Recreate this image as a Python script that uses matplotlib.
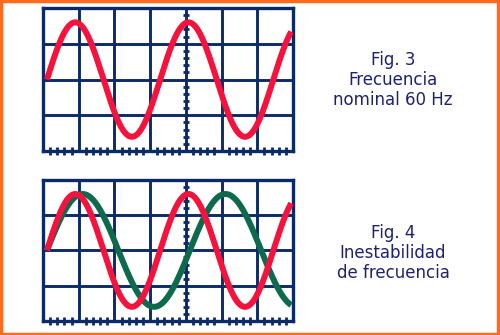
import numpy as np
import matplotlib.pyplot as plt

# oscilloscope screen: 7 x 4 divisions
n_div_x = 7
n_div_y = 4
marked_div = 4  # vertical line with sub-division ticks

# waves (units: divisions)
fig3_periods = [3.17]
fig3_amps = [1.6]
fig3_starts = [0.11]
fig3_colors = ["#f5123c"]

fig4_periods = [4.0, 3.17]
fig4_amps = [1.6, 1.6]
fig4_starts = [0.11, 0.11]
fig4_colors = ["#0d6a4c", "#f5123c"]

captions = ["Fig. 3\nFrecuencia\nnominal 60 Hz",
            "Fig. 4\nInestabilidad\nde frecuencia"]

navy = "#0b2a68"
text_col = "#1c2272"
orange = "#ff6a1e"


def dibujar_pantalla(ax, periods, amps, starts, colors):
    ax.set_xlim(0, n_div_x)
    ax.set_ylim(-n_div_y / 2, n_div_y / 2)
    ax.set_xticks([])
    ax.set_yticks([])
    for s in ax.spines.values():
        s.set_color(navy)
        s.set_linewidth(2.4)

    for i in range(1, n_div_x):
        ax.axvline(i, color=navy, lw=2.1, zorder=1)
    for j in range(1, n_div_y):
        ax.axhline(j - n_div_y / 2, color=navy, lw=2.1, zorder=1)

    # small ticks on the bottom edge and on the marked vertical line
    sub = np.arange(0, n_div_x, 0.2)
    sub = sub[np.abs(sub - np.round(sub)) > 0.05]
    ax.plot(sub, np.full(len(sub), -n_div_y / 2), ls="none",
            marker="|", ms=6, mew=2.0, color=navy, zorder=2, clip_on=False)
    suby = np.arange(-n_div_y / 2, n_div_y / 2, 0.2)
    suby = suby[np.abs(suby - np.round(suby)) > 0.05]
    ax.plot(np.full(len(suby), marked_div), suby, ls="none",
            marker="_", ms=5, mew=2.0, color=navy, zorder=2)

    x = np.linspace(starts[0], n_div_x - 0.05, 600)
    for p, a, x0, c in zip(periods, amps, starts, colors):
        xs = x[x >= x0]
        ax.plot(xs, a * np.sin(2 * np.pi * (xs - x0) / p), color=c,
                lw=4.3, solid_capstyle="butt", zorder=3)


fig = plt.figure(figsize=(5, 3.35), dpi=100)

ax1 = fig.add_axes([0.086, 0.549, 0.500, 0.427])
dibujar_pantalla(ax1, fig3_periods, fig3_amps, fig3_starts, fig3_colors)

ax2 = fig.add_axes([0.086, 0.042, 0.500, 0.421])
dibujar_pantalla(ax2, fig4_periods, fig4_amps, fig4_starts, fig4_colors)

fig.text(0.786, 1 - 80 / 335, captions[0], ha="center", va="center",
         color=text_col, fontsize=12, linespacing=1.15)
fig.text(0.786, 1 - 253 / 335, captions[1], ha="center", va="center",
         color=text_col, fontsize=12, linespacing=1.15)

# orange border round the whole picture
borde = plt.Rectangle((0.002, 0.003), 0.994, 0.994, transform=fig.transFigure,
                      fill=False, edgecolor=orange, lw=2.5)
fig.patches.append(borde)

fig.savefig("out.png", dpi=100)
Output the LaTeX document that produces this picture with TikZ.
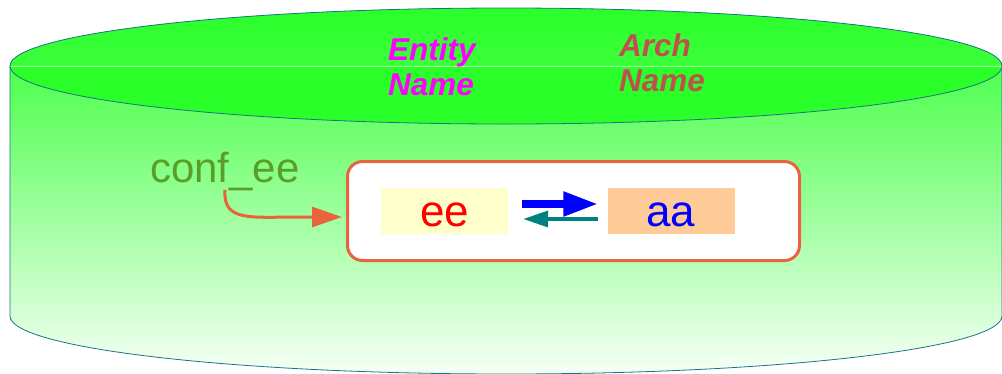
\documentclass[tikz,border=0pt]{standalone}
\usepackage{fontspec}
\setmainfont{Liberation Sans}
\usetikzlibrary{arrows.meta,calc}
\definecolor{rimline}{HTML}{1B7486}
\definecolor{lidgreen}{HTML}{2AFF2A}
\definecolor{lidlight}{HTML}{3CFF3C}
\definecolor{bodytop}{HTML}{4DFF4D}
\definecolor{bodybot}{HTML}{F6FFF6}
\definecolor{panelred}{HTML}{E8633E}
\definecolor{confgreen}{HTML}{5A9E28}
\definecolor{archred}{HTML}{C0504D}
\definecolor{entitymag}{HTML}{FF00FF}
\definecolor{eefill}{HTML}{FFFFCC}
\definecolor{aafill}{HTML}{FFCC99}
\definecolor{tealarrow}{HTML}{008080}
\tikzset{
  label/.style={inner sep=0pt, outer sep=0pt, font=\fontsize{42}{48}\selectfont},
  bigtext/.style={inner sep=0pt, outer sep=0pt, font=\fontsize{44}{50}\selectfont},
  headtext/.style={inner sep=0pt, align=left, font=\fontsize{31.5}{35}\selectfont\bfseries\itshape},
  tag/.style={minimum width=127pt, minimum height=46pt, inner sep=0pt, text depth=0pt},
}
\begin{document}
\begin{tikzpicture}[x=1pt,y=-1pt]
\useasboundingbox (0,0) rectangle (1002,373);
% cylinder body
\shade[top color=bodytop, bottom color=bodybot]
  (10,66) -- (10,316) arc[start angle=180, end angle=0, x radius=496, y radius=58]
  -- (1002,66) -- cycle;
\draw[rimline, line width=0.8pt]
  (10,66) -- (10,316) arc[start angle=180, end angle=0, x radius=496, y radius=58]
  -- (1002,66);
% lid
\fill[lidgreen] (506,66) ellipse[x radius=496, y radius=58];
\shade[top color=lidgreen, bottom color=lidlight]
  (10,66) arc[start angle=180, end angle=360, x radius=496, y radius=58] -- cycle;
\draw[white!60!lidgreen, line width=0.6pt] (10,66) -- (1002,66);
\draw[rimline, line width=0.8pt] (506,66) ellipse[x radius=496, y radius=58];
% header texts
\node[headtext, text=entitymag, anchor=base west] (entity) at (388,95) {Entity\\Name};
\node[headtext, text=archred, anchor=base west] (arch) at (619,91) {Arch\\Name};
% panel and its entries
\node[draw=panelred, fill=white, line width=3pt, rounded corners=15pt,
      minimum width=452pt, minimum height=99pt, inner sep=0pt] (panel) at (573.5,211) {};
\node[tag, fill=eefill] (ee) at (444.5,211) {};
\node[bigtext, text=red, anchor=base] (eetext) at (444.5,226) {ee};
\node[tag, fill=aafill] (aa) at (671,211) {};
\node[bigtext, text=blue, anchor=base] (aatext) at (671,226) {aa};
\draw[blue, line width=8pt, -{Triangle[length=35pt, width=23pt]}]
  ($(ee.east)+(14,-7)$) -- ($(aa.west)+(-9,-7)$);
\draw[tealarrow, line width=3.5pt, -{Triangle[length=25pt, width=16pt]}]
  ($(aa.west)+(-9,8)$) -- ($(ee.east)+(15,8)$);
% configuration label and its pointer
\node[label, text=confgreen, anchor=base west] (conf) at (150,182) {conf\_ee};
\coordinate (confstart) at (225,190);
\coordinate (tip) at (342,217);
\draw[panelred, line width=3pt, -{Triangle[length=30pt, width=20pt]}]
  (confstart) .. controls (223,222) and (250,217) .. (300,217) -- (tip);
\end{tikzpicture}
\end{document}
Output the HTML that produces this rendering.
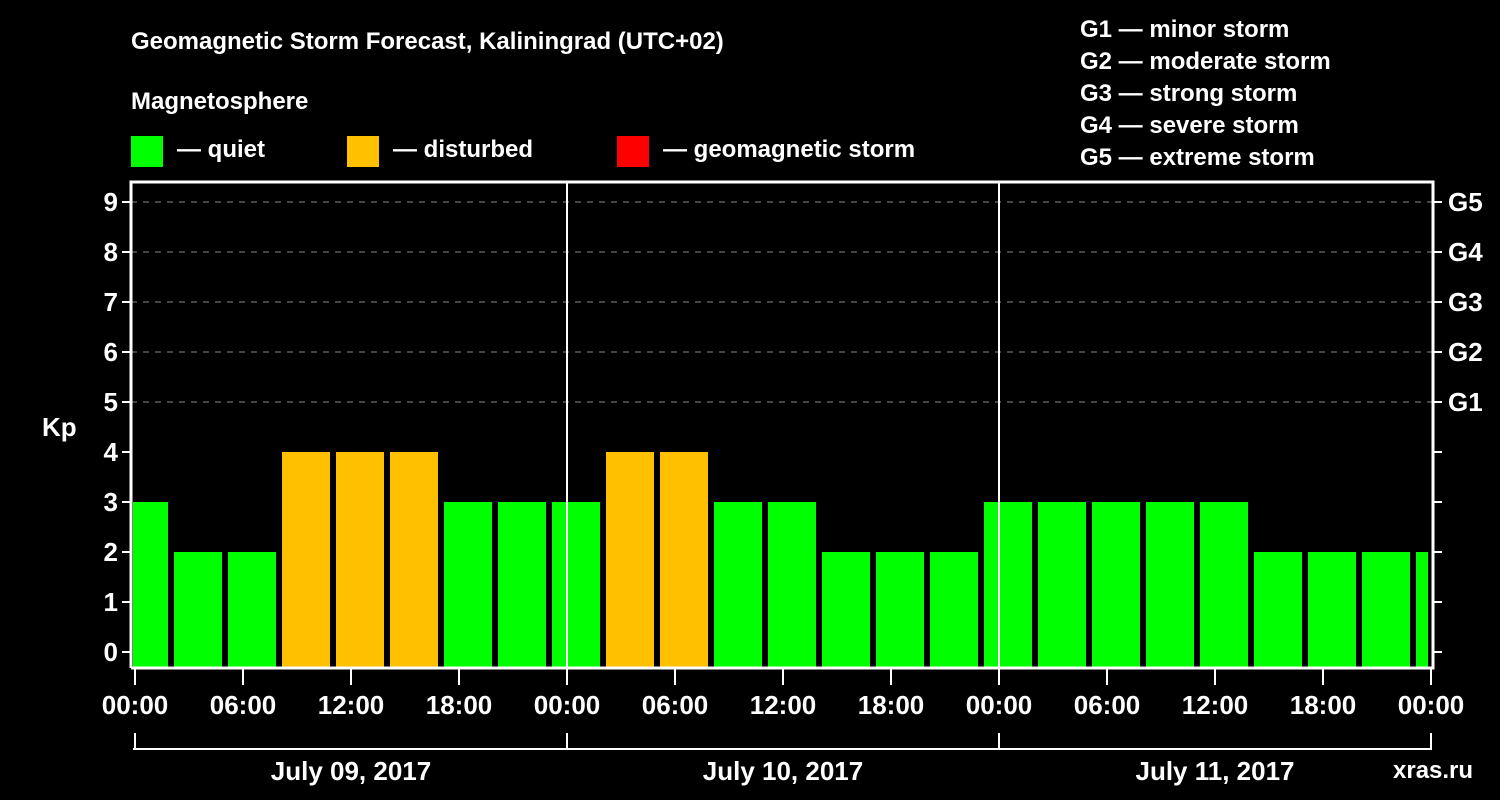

-------

• TASK DIRECTIONS
Write out each line again precisely as it appears, skipping every picture.

• COMPLETE RESPONSE
Recreate this image as a Python script that uses matplotlib.
import numpy as np
import matplotlib.pyplot as plt

# oscilloscope screen: 7 x 4 divisions
n_div_x = 7
n_div_y = 4
marked_div = 4  # vertical line with sub-division ticks

# waves (units: divisions)
fig3_periods = [3.17]
fig3_amps = [1.6]
fig3_starts = [0.11]
fig3_colors = ["#f5123c"]

fig4_periods = [4.0, 3.17]
fig4_amps = [1.6, 1.6]
fig4_starts = [0.11, 0.11]
fig4_colors = ["#0d6a4c", "#f5123c"]

captions = ["Fig. 3\nFrecuencia\nnominal 60 Hz",
            "Fig. 4\nInestabilidad\nde frecuencia"]

navy = "#0b2a68"
text_col = "#1c2272"
orange = "#ff6a1e"


def dibujar_pantalla(ax, periods, amps, starts, colors):
    ax.set_xlim(0, n_div_x)
    ax.set_ylim(-n_div_y / 2, n_div_y / 2)
    ax.set_xticks([])
    ax.set_yticks([])
    for s in ax.spines.values():
        s.set_color(navy)
        s.set_linewidth(2.4)

    for i in range(1, n_div_x):
        ax.axvline(i, color=navy, lw=2.1, zorder=1)
    for j in range(1, n_div_y):
        ax.axhline(j - n_div_y / 2, color=navy, lw=2.1, zorder=1)

    # small ticks on the bottom edge and on the marked vertical line
    sub = np.arange(0, n_div_x, 0.2)
    sub = sub[np.abs(sub - np.round(sub)) > 0.05]
    ax.plot(sub, np.full(len(sub), -n_div_y / 2), ls="none",
            marker="|", ms=6, mew=2.0, color=navy, zorder=2, clip_on=False)
    suby = np.arange(-n_div_y / 2, n_div_y / 2, 0.2)
    suby = suby[np.abs(suby - np.round(suby)) > 0.05]
    ax.plot(np.full(len(suby), marked_div), suby, ls="none",
            marker="_", ms=5, mew=2.0, color=navy, zorder=2)

    x = np.linspace(starts[0], n_div_x - 0.05, 600)
    for p, a, x0, c in zip(periods, amps, starts, colors):
        xs = x[x >= x0]
        ax.plot(xs, a * np.sin(2 * np.pi * (xs - x0) / p), color=c,
                lw=4.3, solid_capstyle="butt", zorder=3)


fig = plt.figure(figsize=(5, 3.35), dpi=100)

ax1 = fig.add_axes([0.086, 0.549, 0.500, 0.427])
dibujar_pantalla(ax1, fig3_periods, fig3_amps, fig3_starts, fig3_colors)

ax2 = fig.add_axes([0.086, 0.042, 0.500, 0.421])
dibujar_pantalla(ax2, fig4_periods, fig4_amps, fig4_starts, fig4_colors)

fig.text(0.786, 1 - 80 / 335, captions[0], ha="center", va="center",
         color=text_col, fontsize=12, linespacing=1.15)
fig.text(0.786, 1 - 253 / 335, captions[1], ha="center", va="center",
         color=text_col, fontsize=12, linespacing=1.15)

# orange border round the whole picture
borde = plt.Rectangle((0.002, 0.003), 0.994, 0.994, transform=fig.transFigure,
                      fill=False, edgecolor=orange, lw=2.5)
fig.patches.append(borde)

fig.savefig("out.png", dpi=100)
Output the LaTeX document that produces this picture with TikZ.
\documentclass[tikz,border=0pt]{standalone}
\usepackage{fontspec}
\setmainfont{Liberation Sans}
\usetikzlibrary{arrows.meta,calc}
\definecolor{rimline}{HTML}{1B7486}
\definecolor{lidgreen}{HTML}{2AFF2A}
\definecolor{lidlight}{HTML}{3CFF3C}
\definecolor{bodytop}{HTML}{4DFF4D}
\definecolor{bodybot}{HTML}{F6FFF6}
\definecolor{panelred}{HTML}{E8633E}
\definecolor{confgreen}{HTML}{5A9E28}
\definecolor{archred}{HTML}{C0504D}
\definecolor{entitymag}{HTML}{FF00FF}
\definecolor{eefill}{HTML}{FFFFCC}
\definecolor{aafill}{HTML}{FFCC99}
\definecolor{tealarrow}{HTML}{008080}
\tikzset{
  label/.style={inner sep=0pt, outer sep=0pt, font=\fontsize{42}{48}\selectfont},
  bigtext/.style={inner sep=0pt, outer sep=0pt, font=\fontsize{44}{50}\selectfont},
  headtext/.style={inner sep=0pt, align=left, font=\fontsize{31.5}{35}\selectfont\bfseries\itshape},
  tag/.style={minimum width=127pt, minimum height=46pt, inner sep=0pt, text depth=0pt},
}
\begin{document}
\begin{tikzpicture}[x=1pt,y=-1pt]
\useasboundingbox (0,0) rectangle (1002,373);
% cylinder body
\shade[top color=bodytop, bottom color=bodybot]
  (10,66) -- (10,316) arc[start angle=180, end angle=0, x radius=496, y radius=58]
  -- (1002,66) -- cycle;
\draw[rimline, line width=0.8pt]
  (10,66) -- (10,316) arc[start angle=180, end angle=0, x radius=496, y radius=58]
  -- (1002,66);
% lid
\fill[lidgreen] (506,66) ellipse[x radius=496, y radius=58];
\shade[top color=lidgreen, bottom color=lidlight]
  (10,66) arc[start angle=180, end angle=360, x radius=496, y radius=58] -- cycle;
\draw[white!60!lidgreen, line width=0.6pt] (10,66) -- (1002,66);
\draw[rimline, line width=0.8pt] (506,66) ellipse[x radius=496, y radius=58];
% header texts
\node[headtext, text=entitymag, anchor=base west] (entity) at (388,95) {Entity\\Name};
\node[headtext, text=archred, anchor=base west] (arch) at (619,91) {Arch\\Name};
% panel and its entries
\node[draw=panelred, fill=white, line width=3pt, rounded corners=15pt,
      minimum width=452pt, minimum height=99pt, inner sep=0pt] (panel) at (573.5,211) {};
\node[tag, fill=eefill] (ee) at (444.5,211) {};
\node[bigtext, text=red, anchor=base] (eetext) at (444.5,226) {ee};
\node[tag, fill=aafill] (aa) at (671,211) {};
\node[bigtext, text=blue, anchor=base] (aatext) at (671,226) {aa};
\draw[blue, line width=8pt, -{Triangle[length=35pt, width=23pt]}]
  ($(ee.east)+(14,-7)$) -- ($(aa.west)+(-9,-7)$);
\draw[tealarrow, line width=3.5pt, -{Triangle[length=25pt, width=16pt]}]
  ($(aa.west)+(-9,8)$) -- ($(ee.east)+(15,8)$);
% configuration label and its pointer
\node[label, text=confgreen, anchor=base west] (conf) at (150,182) {conf\_ee};
\coordinate (confstart) at (225,190);
\coordinate (tip) at (342,217);
\draw[panelred, line width=3pt, -{Triangle[length=30pt, width=20pt]}]
  (confstart) .. controls (223,222) and (250,217) .. (300,217) -- (tip);
\end{tikzpicture}
\end{document}
Output the HTML that produces this rendering.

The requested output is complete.